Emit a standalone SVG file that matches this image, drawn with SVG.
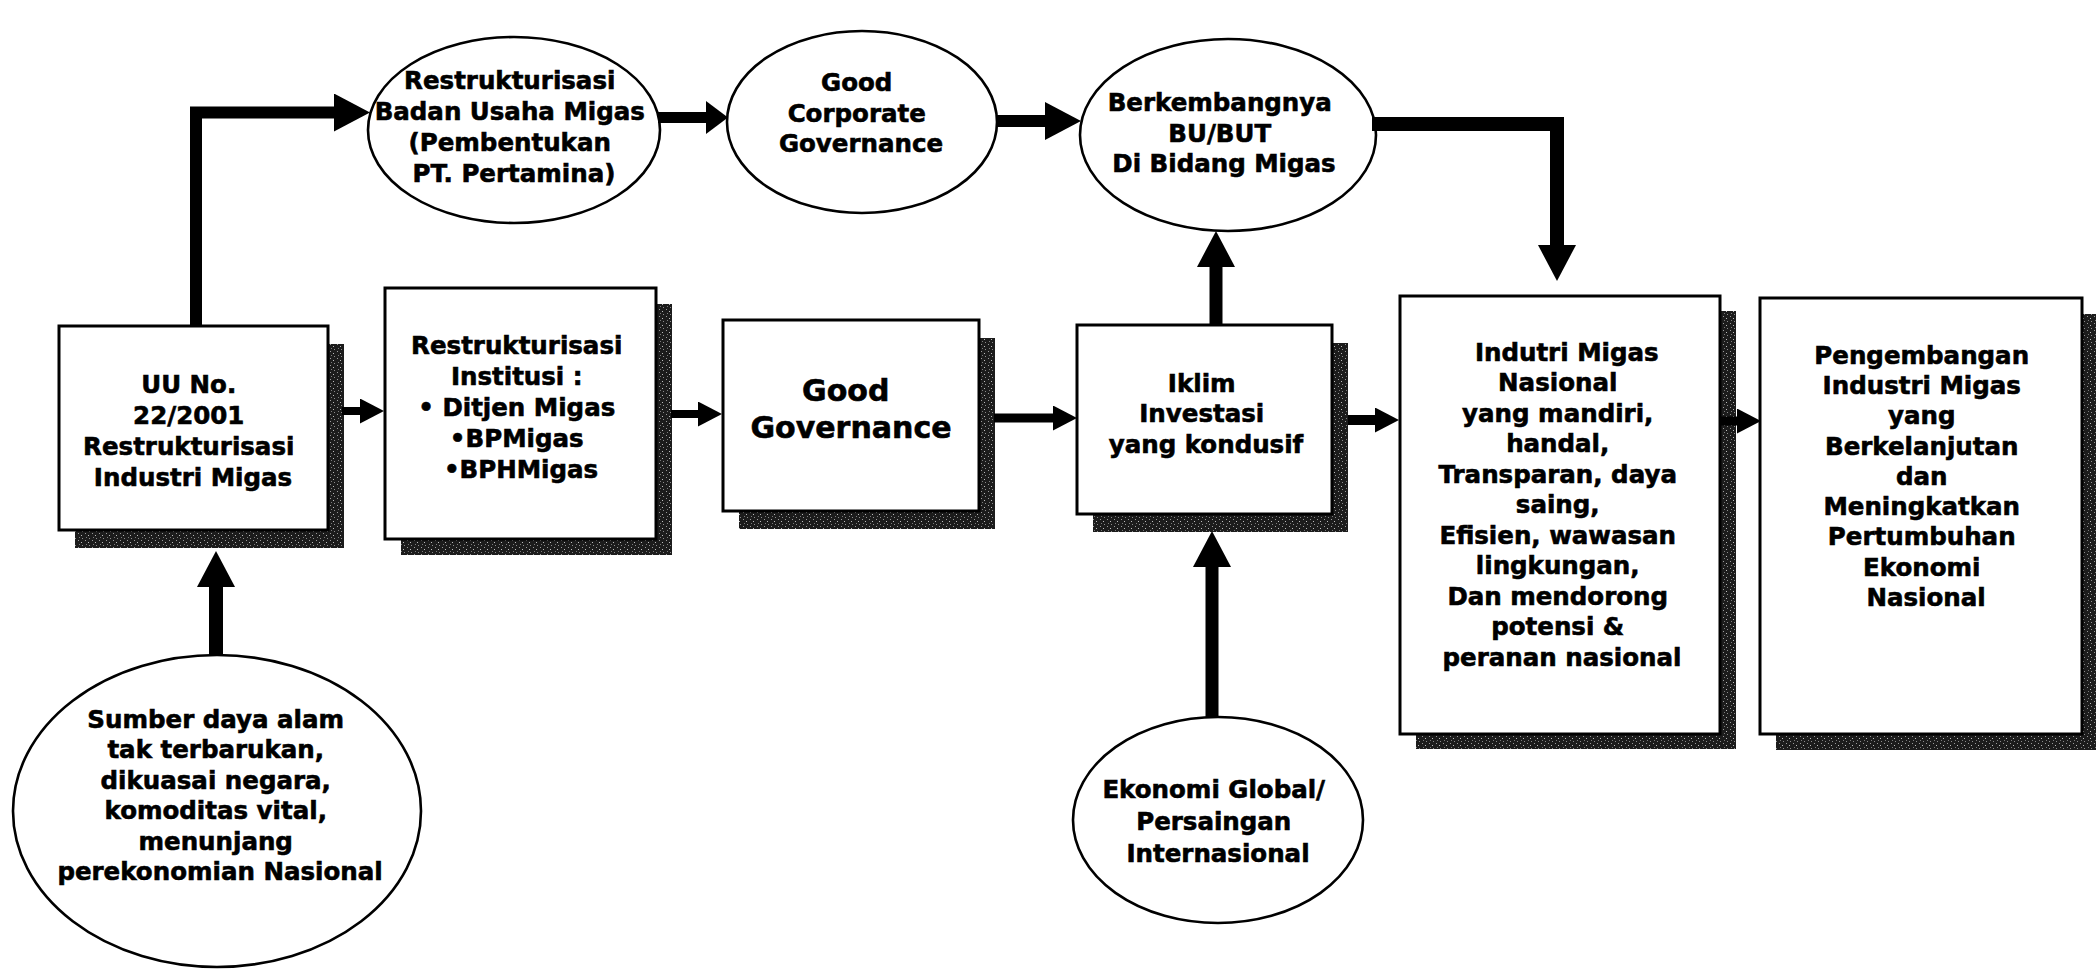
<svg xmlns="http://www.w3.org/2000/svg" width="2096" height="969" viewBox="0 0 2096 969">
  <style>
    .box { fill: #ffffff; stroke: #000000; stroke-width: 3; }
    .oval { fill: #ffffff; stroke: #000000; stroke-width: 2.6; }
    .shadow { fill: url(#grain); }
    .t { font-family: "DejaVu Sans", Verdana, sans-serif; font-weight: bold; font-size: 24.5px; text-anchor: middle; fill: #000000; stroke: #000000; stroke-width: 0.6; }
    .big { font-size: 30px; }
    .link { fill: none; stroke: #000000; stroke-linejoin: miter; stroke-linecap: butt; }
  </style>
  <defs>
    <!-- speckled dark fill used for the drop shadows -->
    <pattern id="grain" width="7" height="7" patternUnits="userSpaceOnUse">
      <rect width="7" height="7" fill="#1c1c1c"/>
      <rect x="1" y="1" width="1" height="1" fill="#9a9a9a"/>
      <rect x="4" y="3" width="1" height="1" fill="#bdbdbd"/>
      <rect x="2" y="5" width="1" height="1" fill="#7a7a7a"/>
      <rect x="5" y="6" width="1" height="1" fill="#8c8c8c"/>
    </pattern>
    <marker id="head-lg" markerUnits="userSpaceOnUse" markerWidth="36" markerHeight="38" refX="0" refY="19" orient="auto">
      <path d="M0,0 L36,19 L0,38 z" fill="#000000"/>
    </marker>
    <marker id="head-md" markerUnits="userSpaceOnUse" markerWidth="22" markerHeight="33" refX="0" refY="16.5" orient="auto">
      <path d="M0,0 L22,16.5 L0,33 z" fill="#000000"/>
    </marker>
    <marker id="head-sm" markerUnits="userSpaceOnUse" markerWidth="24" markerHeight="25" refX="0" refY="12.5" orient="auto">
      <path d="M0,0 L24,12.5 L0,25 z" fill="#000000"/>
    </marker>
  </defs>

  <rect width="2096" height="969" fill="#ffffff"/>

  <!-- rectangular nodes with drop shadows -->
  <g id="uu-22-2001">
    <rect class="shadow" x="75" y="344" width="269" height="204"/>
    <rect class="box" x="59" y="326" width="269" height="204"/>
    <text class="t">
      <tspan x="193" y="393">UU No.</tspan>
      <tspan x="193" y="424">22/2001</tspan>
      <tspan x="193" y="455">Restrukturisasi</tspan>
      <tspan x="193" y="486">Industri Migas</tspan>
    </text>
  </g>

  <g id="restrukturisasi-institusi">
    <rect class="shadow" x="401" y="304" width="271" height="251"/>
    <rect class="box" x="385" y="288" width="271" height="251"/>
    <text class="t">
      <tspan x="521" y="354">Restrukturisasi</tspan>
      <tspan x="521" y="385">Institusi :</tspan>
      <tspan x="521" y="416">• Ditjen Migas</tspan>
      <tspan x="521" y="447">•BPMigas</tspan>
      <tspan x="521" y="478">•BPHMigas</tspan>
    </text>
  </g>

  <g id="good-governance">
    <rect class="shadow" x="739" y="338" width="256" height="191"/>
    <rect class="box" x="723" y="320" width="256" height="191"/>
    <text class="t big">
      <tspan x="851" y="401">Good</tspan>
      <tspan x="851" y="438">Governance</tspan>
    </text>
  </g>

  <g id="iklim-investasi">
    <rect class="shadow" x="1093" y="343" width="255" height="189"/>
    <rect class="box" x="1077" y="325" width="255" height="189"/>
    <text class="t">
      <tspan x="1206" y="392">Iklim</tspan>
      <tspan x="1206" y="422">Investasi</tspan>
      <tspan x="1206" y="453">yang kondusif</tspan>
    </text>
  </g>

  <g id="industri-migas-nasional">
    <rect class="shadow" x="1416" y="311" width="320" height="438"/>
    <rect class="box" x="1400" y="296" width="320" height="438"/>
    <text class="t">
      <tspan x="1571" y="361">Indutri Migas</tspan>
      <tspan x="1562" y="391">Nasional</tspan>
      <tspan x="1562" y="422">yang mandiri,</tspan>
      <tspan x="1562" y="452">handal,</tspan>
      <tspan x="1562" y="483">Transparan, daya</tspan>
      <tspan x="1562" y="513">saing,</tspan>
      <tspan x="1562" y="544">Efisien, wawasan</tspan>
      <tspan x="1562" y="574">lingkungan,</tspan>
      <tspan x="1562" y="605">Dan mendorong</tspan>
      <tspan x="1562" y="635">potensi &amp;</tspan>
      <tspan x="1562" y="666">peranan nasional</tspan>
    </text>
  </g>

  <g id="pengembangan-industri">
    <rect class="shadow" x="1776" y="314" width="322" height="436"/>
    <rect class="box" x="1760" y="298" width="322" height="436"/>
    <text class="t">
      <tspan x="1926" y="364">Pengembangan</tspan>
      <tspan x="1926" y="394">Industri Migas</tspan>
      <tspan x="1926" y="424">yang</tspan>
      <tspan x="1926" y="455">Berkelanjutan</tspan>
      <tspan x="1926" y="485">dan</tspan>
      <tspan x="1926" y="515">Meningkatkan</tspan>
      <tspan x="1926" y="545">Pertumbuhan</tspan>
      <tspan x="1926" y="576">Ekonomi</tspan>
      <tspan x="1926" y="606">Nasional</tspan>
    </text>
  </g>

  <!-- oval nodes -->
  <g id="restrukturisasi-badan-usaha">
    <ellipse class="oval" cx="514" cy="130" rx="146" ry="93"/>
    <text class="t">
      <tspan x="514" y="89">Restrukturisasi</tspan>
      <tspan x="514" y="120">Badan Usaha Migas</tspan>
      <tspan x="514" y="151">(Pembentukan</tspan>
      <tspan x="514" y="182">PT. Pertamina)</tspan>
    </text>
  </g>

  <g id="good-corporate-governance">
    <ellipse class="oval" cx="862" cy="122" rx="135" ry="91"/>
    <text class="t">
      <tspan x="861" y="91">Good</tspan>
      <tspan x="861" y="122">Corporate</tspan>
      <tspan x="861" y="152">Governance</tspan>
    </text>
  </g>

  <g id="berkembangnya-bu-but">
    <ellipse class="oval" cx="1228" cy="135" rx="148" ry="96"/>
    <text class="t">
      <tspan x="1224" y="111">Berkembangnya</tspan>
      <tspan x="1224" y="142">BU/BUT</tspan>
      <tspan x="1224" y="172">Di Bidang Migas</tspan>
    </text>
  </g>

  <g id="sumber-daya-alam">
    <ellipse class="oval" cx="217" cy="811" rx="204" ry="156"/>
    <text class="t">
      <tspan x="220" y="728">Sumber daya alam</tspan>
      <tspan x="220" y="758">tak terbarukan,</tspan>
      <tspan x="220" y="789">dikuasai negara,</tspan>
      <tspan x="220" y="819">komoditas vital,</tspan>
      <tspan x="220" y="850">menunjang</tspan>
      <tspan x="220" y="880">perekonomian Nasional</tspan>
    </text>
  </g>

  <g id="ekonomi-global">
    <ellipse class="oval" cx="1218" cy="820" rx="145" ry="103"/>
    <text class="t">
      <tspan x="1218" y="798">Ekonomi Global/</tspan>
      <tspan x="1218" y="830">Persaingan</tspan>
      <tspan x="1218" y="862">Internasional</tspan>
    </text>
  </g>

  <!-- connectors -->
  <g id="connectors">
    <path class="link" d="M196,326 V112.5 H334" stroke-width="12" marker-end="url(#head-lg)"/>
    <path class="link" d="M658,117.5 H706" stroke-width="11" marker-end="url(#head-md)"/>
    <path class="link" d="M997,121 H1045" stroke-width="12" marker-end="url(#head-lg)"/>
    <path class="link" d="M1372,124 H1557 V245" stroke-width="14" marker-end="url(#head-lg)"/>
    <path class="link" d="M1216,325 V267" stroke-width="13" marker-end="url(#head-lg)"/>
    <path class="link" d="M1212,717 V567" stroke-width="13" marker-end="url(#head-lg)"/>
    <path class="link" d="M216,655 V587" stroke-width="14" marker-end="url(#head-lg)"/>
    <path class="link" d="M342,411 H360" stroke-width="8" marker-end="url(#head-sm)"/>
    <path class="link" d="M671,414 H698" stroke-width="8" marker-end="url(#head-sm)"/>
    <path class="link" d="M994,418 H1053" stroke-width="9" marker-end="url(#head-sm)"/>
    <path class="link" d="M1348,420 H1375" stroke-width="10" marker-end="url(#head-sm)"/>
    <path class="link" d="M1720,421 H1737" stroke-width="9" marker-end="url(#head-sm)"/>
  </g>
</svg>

> **Objective**: Report only the count of lines that include the string "with".

> **Final answer**: 2